If you are new to the Gears of War franchise then I will fill you in a bit on the games story, for veterans you can skip this paragraph. You fill the boots of a former soldier Marcus Fenix, built like a house but you feel he has some genuine love for his squad. The story takes place in an earth-like planet – Sera – which was colonised by humans. This planet becomes over run by creatures known as Locust’s that wiped out the majority of the population. The game starts fourteen years after Emergence Day with Fenix getting broke out of a military jail by his best friend to kick some royal alien butt and save Sera. There is deficiently a sense of an enriched environment with some great scripting throughout the game. As mentioned above this has been made better with the additional chapters on offer over the Xbox 360 title.

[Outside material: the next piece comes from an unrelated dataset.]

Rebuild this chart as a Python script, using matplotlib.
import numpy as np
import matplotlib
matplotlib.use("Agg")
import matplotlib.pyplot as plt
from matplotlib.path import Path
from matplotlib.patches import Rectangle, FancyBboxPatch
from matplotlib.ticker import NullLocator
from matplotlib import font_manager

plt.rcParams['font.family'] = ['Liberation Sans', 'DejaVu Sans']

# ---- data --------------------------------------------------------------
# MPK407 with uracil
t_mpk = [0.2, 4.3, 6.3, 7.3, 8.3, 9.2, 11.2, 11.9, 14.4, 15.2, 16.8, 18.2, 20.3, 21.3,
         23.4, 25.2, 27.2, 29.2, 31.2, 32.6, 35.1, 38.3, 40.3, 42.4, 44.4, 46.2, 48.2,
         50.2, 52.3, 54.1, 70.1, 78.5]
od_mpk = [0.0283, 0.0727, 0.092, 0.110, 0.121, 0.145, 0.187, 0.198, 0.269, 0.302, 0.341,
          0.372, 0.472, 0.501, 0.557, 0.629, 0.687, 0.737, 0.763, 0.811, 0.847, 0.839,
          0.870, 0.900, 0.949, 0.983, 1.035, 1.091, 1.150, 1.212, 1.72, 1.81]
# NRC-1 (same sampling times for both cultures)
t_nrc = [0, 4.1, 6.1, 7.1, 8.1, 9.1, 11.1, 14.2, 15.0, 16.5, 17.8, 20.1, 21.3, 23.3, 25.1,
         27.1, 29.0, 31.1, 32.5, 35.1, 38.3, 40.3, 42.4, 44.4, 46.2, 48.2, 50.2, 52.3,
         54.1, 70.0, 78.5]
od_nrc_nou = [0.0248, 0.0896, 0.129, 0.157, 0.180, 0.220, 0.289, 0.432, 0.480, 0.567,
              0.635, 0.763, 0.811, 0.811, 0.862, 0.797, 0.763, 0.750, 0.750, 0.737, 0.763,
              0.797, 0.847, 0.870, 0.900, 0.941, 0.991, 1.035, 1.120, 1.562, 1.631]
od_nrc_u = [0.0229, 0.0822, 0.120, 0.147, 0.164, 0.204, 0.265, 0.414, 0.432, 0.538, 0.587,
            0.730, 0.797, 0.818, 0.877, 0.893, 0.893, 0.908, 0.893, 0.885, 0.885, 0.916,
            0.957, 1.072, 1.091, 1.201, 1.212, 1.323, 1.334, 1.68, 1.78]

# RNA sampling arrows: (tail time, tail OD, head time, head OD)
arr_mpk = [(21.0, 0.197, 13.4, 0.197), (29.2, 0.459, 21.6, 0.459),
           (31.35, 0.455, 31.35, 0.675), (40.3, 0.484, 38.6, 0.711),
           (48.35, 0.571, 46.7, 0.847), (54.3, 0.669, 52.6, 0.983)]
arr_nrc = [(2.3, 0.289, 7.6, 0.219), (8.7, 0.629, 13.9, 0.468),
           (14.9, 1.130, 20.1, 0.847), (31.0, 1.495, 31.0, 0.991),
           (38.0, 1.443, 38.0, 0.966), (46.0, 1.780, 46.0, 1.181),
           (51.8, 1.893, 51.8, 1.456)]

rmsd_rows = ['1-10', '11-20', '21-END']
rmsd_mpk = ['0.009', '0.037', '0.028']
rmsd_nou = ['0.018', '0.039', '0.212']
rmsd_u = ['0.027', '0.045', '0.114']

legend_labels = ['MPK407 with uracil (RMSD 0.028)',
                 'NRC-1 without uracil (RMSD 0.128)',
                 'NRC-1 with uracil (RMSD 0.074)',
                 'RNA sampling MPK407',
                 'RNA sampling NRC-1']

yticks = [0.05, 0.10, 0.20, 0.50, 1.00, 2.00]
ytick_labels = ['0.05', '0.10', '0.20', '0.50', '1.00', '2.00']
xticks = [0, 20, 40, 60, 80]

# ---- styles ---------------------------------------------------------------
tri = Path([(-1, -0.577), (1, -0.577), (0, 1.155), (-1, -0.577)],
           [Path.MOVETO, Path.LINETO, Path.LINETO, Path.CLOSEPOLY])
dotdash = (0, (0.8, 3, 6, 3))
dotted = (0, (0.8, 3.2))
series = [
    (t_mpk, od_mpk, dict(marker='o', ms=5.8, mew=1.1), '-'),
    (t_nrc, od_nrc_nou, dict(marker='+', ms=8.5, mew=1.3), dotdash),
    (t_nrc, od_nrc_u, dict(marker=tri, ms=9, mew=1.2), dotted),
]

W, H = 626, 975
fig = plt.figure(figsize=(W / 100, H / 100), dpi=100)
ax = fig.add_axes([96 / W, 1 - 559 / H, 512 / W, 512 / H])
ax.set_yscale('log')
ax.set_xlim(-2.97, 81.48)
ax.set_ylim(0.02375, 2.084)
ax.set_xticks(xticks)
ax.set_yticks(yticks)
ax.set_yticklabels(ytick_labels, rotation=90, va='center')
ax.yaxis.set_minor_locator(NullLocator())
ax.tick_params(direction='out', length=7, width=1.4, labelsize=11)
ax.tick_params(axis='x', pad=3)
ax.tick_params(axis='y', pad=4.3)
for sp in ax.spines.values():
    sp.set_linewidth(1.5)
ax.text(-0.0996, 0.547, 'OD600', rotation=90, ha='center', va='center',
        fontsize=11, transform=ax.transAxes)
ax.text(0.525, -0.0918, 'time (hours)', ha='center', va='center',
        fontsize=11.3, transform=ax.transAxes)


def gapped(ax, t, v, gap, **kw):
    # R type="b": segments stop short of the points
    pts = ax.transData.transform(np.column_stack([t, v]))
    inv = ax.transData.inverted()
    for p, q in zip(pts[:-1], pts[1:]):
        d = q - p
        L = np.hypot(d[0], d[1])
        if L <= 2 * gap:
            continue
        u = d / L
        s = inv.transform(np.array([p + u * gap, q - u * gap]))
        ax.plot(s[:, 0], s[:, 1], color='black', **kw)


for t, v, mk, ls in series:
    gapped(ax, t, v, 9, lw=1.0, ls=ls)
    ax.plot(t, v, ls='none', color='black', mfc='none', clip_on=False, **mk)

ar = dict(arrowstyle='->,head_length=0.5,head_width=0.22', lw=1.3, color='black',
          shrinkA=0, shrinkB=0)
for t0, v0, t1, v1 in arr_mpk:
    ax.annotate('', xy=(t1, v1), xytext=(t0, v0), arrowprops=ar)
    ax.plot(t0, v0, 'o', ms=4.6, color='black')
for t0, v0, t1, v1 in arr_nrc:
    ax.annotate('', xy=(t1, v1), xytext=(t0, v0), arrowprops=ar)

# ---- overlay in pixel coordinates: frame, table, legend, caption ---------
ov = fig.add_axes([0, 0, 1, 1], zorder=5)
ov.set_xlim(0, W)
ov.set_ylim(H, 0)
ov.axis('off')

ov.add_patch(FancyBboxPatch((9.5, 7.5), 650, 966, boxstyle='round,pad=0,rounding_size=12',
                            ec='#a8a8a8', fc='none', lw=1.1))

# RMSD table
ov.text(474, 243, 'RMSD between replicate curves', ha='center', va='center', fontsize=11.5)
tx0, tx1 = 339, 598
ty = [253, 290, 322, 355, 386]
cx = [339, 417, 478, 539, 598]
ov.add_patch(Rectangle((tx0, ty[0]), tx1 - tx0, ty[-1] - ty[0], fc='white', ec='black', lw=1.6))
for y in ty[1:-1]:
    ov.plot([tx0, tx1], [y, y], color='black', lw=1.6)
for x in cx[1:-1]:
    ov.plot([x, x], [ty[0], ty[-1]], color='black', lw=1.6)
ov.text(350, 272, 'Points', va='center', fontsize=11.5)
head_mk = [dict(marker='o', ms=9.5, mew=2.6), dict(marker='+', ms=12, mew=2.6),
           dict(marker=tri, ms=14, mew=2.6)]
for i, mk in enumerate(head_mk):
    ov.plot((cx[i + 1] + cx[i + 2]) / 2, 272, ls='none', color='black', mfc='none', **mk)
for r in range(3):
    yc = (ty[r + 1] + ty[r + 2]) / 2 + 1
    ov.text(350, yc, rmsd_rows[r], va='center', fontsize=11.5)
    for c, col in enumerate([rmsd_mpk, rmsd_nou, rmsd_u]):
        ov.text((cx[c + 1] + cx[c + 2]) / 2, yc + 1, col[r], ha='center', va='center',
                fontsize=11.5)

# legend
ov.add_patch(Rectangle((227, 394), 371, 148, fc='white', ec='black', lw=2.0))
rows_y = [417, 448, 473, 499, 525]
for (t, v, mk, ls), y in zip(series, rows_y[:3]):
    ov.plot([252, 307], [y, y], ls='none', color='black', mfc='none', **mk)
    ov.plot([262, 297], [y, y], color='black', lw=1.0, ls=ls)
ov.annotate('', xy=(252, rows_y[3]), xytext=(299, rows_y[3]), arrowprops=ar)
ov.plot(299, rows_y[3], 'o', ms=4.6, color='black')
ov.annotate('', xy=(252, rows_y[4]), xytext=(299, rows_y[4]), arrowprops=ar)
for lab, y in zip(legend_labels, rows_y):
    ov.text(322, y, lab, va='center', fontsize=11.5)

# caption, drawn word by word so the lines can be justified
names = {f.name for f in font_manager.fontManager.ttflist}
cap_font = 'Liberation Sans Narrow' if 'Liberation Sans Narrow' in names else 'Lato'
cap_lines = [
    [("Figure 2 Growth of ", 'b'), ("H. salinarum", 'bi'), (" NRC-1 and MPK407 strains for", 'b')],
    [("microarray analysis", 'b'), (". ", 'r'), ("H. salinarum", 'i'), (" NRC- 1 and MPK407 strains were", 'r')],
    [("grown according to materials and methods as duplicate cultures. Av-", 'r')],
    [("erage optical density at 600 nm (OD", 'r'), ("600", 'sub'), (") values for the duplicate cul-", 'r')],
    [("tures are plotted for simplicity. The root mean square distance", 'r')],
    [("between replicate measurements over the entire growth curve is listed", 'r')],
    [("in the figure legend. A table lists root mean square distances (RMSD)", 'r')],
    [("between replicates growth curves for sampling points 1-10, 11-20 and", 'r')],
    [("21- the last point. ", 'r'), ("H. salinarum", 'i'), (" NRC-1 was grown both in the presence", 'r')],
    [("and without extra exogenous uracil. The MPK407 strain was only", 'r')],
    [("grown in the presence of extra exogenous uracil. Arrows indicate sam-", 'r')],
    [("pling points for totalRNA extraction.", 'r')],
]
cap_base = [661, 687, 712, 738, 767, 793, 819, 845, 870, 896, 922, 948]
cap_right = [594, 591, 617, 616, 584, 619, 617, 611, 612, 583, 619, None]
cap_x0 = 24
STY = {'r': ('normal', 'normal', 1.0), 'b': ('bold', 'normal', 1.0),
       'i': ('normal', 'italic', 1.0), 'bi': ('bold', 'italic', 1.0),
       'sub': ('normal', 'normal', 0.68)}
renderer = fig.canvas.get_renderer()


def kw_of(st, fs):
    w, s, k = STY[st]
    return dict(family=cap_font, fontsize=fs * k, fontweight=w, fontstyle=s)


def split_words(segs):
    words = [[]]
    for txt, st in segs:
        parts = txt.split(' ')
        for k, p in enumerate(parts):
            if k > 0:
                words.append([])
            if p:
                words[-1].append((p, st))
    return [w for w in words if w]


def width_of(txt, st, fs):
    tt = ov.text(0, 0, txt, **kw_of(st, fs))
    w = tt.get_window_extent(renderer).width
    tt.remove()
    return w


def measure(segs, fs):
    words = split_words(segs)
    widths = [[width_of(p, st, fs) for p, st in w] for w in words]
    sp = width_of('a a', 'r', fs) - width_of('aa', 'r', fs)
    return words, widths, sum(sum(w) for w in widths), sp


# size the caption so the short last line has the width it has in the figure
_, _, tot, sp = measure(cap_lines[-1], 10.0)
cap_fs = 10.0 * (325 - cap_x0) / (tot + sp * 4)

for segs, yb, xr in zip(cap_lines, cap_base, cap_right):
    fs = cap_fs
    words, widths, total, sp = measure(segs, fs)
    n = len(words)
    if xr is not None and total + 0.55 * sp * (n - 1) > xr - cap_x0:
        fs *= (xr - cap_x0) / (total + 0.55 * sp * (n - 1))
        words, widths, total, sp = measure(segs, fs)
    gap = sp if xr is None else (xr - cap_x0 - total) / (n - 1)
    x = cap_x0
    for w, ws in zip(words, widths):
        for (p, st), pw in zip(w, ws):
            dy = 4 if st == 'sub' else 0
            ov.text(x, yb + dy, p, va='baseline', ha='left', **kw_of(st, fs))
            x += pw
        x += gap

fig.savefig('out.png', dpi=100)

The game uses the run and cover as the core mechanics which are easy enough to get to grips with. There is a training section at the start of the campaign you can go through if its your first time, but you can skip it and just get straight into the action. Gears of War also introduced a neat little reload feature. You can just hit RB to reload your weapon but time a second press just right and hit that sweet spot to get an additional damage boost. Miss it though and it will take you longer to reload as you see the gun getting jammed. It can be quite comical when this happens and hearing the limited one liners never really gets old for me.
Even now the cover and shoot aspects of Gears of War remains some of the best yet in a third person shooter. Enemies take an enormous amount of bullet abuse before they drop and even then they may not be dead, just down. The weapons do feel like they are giving eminence impact into you foes body and armour. Although the shotgun and sniper rifle can still remain an unfair advantage in multiplayer. The iconic Lancer though remains to this day one of the most versatile and satisfying weapons in the game. The melee attack when using the Lancer is one that never grows old.

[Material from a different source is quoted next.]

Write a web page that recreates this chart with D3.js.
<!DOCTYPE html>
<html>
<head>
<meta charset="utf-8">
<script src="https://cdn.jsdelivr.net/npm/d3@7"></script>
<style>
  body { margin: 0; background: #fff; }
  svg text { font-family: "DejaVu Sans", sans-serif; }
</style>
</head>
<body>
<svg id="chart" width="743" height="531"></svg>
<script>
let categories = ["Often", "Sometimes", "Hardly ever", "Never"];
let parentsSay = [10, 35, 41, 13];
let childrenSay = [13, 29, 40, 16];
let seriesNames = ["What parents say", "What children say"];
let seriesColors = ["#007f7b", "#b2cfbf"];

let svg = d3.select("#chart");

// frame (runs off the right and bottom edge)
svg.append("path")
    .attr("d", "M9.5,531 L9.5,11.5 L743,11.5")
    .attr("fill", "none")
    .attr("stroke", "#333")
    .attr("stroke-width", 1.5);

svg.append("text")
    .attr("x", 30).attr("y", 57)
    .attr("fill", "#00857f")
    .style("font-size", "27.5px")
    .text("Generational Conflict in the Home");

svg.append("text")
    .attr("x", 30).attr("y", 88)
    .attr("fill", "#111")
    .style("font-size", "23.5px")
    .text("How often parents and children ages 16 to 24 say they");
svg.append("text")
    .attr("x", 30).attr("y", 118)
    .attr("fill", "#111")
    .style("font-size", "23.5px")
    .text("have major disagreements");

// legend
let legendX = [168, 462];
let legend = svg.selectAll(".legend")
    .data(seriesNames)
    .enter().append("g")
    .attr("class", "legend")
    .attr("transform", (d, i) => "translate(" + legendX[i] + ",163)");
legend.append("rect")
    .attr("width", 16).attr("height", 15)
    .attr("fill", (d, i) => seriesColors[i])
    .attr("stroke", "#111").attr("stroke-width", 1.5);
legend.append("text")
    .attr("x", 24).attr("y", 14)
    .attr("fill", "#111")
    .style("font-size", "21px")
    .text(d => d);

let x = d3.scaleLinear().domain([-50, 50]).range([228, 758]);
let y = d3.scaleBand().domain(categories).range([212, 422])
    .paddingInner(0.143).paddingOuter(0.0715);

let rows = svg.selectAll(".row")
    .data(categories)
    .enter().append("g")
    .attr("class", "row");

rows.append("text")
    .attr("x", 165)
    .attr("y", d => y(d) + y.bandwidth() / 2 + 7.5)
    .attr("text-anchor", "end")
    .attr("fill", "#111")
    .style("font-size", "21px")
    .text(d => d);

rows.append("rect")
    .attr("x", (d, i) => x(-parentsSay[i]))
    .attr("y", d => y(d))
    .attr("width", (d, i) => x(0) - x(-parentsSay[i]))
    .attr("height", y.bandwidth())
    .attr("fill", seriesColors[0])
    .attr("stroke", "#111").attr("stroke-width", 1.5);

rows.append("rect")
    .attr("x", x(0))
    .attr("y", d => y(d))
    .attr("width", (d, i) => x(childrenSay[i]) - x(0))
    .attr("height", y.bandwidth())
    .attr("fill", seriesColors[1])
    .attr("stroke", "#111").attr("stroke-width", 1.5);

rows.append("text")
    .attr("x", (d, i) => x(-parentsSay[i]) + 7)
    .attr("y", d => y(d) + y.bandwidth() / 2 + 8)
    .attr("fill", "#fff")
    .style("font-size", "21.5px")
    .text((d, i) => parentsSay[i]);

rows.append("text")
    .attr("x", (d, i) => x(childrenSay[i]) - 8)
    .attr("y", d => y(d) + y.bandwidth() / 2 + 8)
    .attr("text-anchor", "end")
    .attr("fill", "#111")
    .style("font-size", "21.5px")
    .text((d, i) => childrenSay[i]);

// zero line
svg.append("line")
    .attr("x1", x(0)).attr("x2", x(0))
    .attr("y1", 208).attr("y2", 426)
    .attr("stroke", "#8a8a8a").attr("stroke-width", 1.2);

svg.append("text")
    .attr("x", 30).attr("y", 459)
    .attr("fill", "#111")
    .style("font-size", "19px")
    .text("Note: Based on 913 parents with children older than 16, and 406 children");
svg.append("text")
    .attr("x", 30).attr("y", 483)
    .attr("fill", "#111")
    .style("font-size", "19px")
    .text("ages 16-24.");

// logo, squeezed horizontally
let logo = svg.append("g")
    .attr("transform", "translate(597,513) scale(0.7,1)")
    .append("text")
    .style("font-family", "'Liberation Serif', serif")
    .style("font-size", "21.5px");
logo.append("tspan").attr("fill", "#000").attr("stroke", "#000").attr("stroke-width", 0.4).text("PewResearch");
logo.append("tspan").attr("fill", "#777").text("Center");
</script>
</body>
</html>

Now compared to today’s titles the controls did feel slightly clunky in sections while running nine years ago, but there has been a host of tweaks in every area improving the controls. They have brought this into line with the Gears of War 3 controls with 30+ sensitivity settings as well as the new Tournament control option. Players have also been given the ability to switch weapons while in roadie mode as well. The fans will be the ones to notice the benefits in the subtle tweaks especially in multiplayer. If you are new to the series be rest assured that you are getting a more refined control system and more crucially you will now be able to revive squad members while in cover.
Those that have already played Gears of War will be re-purchasing this title for the massive boost in graphical performance as well as the refined multiplayer – the later I will talk about in a minute. Now back in 2006 Gears of War was already a power house in the graphical department, but by God have they certainly went above and beyond with the face paint. In fact just like the Original Resident Evil upgrade, the stunning 1080p graphics, new lighting effects and more will make you want to play through the game again. The amount of extra detail given means that this game won’t look out of place on the Xbox One. Cut-Scenes have seen a massive improvement with an amazing amount of facial detail with lip animation making it look so life like, not to mention the facial expressions. The cut-scenes really do pull you more into the game than ever before.

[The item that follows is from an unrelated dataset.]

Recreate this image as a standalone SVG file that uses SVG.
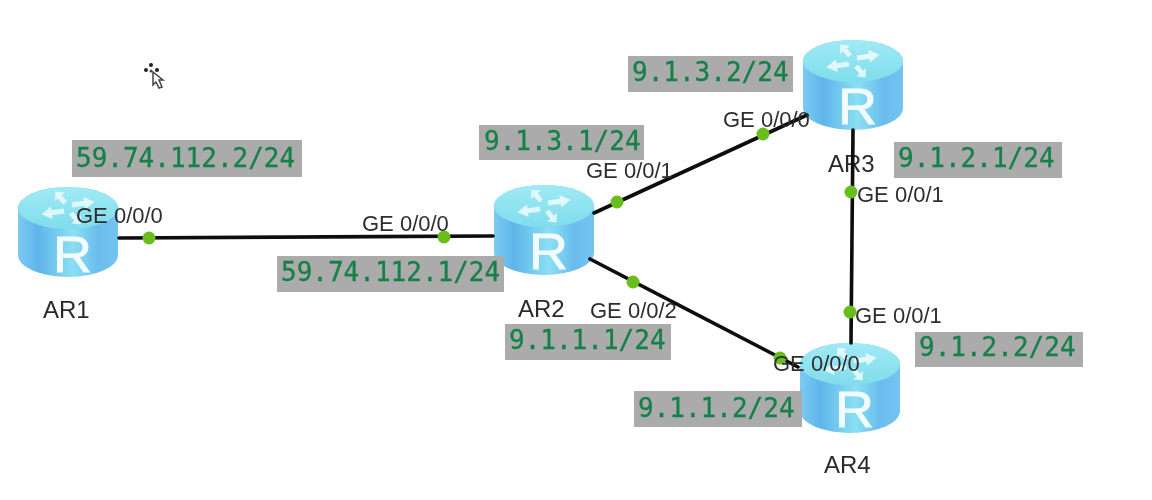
<svg xmlns="http://www.w3.org/2000/svg" width="1152" height="500" viewBox="0 0 1152 500">
<style>
.ip{fill:#ababab}
.ipt{font:26px "DejaVu Sans Mono","Liberation Mono",monospace;fill:#16804a;stroke:#16804a;stroke-width:.3}
.port{font:22px "Liberation Sans",Arial,sans-serif;fill:#2e2e2e}
.name{font:24px "Liberation Sans",Arial,sans-serif;fill:#2a2a2a}
.r{font:50px "Liberation Sans",Arial,sans-serif;fill:#f2fcff;stroke:#f2fcff;stroke-width:.8}
.link{stroke:#0a0a0a;stroke-width:3.6;fill:none;stroke-linecap:round}
.dot{fill:#69bd1f}
</style>
<defs>
<filter id="soft" x="-5%" y="-5%" width="110%" height="110%"><feGaussianBlur stdDeviation="0.55"/></filter>
<linearGradient id="side" x1="0" x2="1" y1="0" y2="0">
<stop offset="0" stop-color="#7ccbf3"/><stop offset=".2" stop-color="#5fb5ea"/><stop offset=".55" stop-color="#8adff3"/><stop offset=".8" stop-color="#6abdee"/><stop offset="1" stop-color="#74c4f0"/>
</linearGradient>
<linearGradient id="top" x1="0" x2="0" y1="0" y2="1">
<stop offset="0" stop-color="#a0eaf5"/><stop offset="1" stop-color="#80dcec"/>
</linearGradient>
<g id="arrow"><path d="M0,-3.5 L-13,-3.5 L-13,-9 L-24,0 L-13,9 L-13,3.5 L0,3.5Z" fill="#fff" fill-opacity=".72"/></g>
<g id="router">
<path d="M-50,21 A50,21 0 0 1 50,21 V68 A50,22 0 0 1 -50,68Z" fill="url(#side)"/>
<ellipse cx="0" cy="21" rx="50" ry="21" fill="url(#top)"/>
<use href="#arrow" transform="translate(-4,24) rotate(-8) scale(.95,.7)"/>
<use href="#arrow" transform="translate(4,18) rotate(172) scale(.95,.7)"/>
<use href="#arrow" transform="translate(-3,16) rotate(50) scale(.62,.72)"/>
<use href="#arrow" transform="translate(3,26) rotate(230) scale(.62,.72)"/>
</g>
</defs>
<rect width="1152" height="500" fill="#fff"/>
<g filter="url(#soft)">
<g id="cursor">
<path d="M153,72 L153,85 L156,82 L159,88 L162,87 L159,80 L163,80Z" fill="#fff" stroke="#444" stroke-width="1.5"/>
<circle cx="151" cy="65" r="2" fill="#222"/><circle cx="146" cy="70" r="2" fill="#222"/><circle cx="157" cy="70" r="2" fill="#222"/><circle cx="151" cy="71" r="1.5" fill="#444"/>
</g>
<g id="AR1"><use href="#router" x="68" y="187"/><text class="r" x="53" y="272" textLength="39" lengthAdjust="spacingAndGlyphs">R</text><text class="name" x="43" y="318">AR1</text></g>
<g id="AR2"><use href="#router" x="544" y="185"/><text class="r" x="529" y="269" textLength="39" lengthAdjust="spacingAndGlyphs">R</text><text class="name" x="518" y="317">AR2</text></g>
<g id="AR3"><use href="#router" x="853" y="40"/><text class="r" x="838" y="124" textLength="39" lengthAdjust="spacingAndGlyphs">R</text><text class="name" x="828" y="172">AR3</text></g>
<g id="AR4"><use href="#router" x="850" y="343"/><text class="r" x="835" y="427" textLength="39" lengthAdjust="spacingAndGlyphs">R</text><text class="name" x="824" y="473">AR4</text></g>
<g id="connectors">
<path class="link" d="M119,238 L493,236"/>
<path class="link" d="M594,213 L807,115"/>
<path class="link" d="M590,259 L798,367"/>
<path class="link" d="M853,130 L851,343"/>
<circle class="dot" cx="149" cy="238" r="6.5"/><circle class="dot" cx="444" cy="237" r="6.5"/>
<circle class="dot" cx="617" cy="202" r="6.5"/><circle class="dot" cx="763" cy="134" r="6.5"/>
<circle class="dot" cx="633" cy="282" r="6.5"/><circle class="dot" cx="780" cy="358" r="6.5"/>
<circle class="dot" cx="851" cy="192" r="6.5"/><circle class="dot" cx="850" cy="312" r="6.5"/>
</g>
<g id="port-labels">
<text class="port" x="76" y="223">GE 0/0/0</text>
<text class="port" x="362" y="231">GE 0/0/0</text>
<text class="port" x="586" y="178">GE 0/0/1</text>
<text class="port" x="590" y="318">GE 0/0/2</text>
<text class="port" x="723" y="127">GE 0/0/0</text>
<text class="port" x="857" y="202">GE 0/0/1</text>
<text class="port" x="855" y="323">GE 0/0/1</text>
<text class="port" x="773" y="371">GE 0/0/0</text>
</g>
<g id="ip-labels">
<rect class="ip" x="72" y="140" width="230" height="37"/><text class="ipt" x="76" y="167">59.74.112.2/24</text>
<rect class="ip" x="277" y="256" width="227" height="36"/><text class="ipt" x="281" y="281">59.74.112.1/24</text>
<rect class="ip" x="479" y="125" width="165" height="35"/><text class="ipt" x="484" y="150">9.1.3.1/24</text>
<rect class="ip" x="628" y="56" width="165" height="36"/><text class="ipt" x="632" y="81">9.1.3.2/24</text>
<rect class="ip" x="894" y="142" width="168" height="36"/><text class="ipt" x="898" y="167">9.1.2.1/24</text>
<rect class="ip" x="915" y="332" width="168" height="35"/><text class="ipt" x="919" y="356">9.1.2.2/24</text>
<rect class="ip" x="505" y="324" width="166" height="36"/><text class="ipt" x="509" y="349">9.1.1.1/24</text>
<rect class="ip" x="634" y="391" width="168" height="36"/><text class="ipt" x="638" y="417">9.1.1.2/24</text>
</g>
</g>
</svg>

If you have already played the single player last-gen and are still sitting on the fence on whether to take the trip back in time, the multiplayer will be the deciding factor. Rest assured this title has all basses covered. As before you can still play co-op through the campaign but when it comes to Multiplayer matches there have been a fair amount of extra content and some very welcomed tweaks thrown in. While Horde mode may be absent from the first title in the series the team have worked with the dedicated Gears of War community to bring some new game modes to offer some fresh challenges. I have had quite a few games over Xbox Live and the matches have definitely benefited from the bump up to 60fps and the flow feels much better than nine years ago.
Gears of War Ultimate Edition doesn’t just offer dedicated servers but also an option for LAN multiplayer matches. This you will note is one of the first, and hopefully many more Xbox One titles to offer this option. The map count has been bumped up to nineteen and some maps have had their layouts tweaked to offer a better experience. There is also a brand new mode which is a 2v2 Gnasher all out battle in very small maps, where you need to win by executing the other team first. The matches now run at 60fps making games feel much more smoother as well as the addition of the eight-way roll. The team have also brought a lot of features that you would see in Gears of War 3 like Team Deathmatch and King of The Hill in that style. This will make the transition from the first game to the third game much more comfortable.
You also have character progression in multiplayer and they have brought in characters from the later games in the franchise. There are just a few things though that can dampen the multiplayer side of things a little depending on your taste. Firstly you have three options, from casual, competitive and private games. Casual only offers three game modes and you will only gain XP at a lower rate but stats and achievements are still tracked. Its a great place to start off but it would be great if all modes where available here. Competitive gives full XP rate but penalizes you for quitting mid game although all games modes except Annex are available. Finally private matches allow for you to change a host of options as well as play Annex, an alternate take of King of The Hill.
The Good Things
- The graphical upgrade means this won’t look out of place in your Xbox One Library.
- The run and cover gameplay stands the test of time, and the tweaks are a great improvement.
- Sets a new benchmark for Ultimate Edition titles that are ported from last-gen.
And The Bad
- A.I can still be pretty dumb at times, when playing solo.
- Would have loved to have seen a Horde Mode added.
- It is apparent that Gears of War Ultimate Edition has been put under the knife by a skilled team of surgeons to make a nine year old title look like it was made for the current generation. The make over is not only skin deep but goes right to the core of the gameplay with tweaked controls, new acts to discover and also a more beefed out multiplayer experience. Even if you have already played the original, and just like the original Resident Evil remake, this has enough of a makeover to take one last trip back in time to the day after Emergence Day.
For those getting into the franchise for the first time then this is truly the ultimate edition. For anybody who purchases this and plays the game between August 25th 2015 through to December 31st 2015 will receive the full collection when it has been released on the Xbox 360 backwards compatibility program. That certainly gets extra Kudos from me, and is a great way to introduce fans to the series and bring them up to speed for Gears of War 4.
Gears of War: Ultimate Edition sets a whole new benchmark in what an Ultimate Edition port really means.